I know of cases where some pedophiles, up for release from prison, begged to not be released knowing they would abuse children again. They knew they could not resist. Could they not resist or didn't want to struggle with the temptation?
Most of us know how strong sexual impulses can be. There are times you can be so horny you can't even sit still. But can we control how we react to those impulses?
Yes. If I acted on every strong sexual impulse or fantasy I have I probably wouldn't be able to walk anymore. I am, by nature, an impulsive person so if I can resist the strong impulse, I feel others can as well. That's probably wrong -thinking but nonetheless it's my outlook.
Back to the question at hand: is it an act of evil to proclaim a physical love to a child and act on that love? Is the attraction just that . . . an attraction that isn't created but just is and rooted to the psyche?
I can't make up my mind.
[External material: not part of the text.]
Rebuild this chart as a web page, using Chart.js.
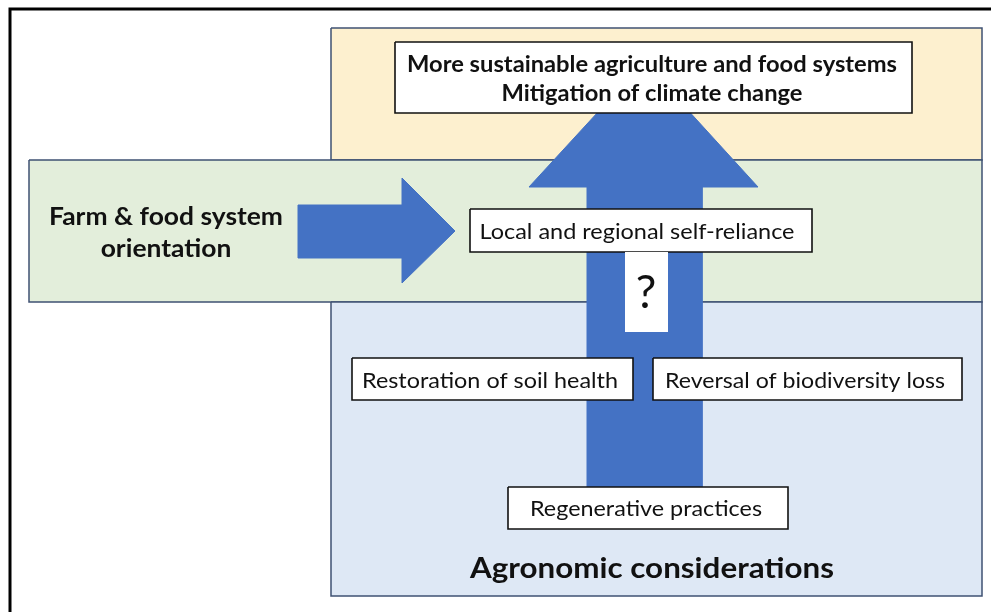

However, I will tell you that the school system and other institutions have failed miserably in rooting out pedophiles from their ranks. When someone has been fired several times for inapproprate physical contact with children, it's a good bet the individual shouldn't be around children. Yet over and over again we see the child predators be moved from one hunting ground to the next.
If you have not seen Kevin Bacon in the disturbing film The Woodsman you may want to rent it. The film tends to plod but the Bacon character - a newly released from prison pedophile is fascinating. The issues in the film are similar to the ones I raise above.
I look at someone like this Karr who is a pedophile and my skin just crawls; I even feel a twinge of fear. I think one of the things I fear most is that someone that I trust would assault me sexually. I suppose that goes back to a few unfortunate instances in my youth. It doesn't have to be physically accomplished - just tried. I do not know what happened to the six year old girl and whether or not this guy really killed her but he need to be put away where he cannot harm anymore children.
The debate over evil vs. mental illness can continue in his absence.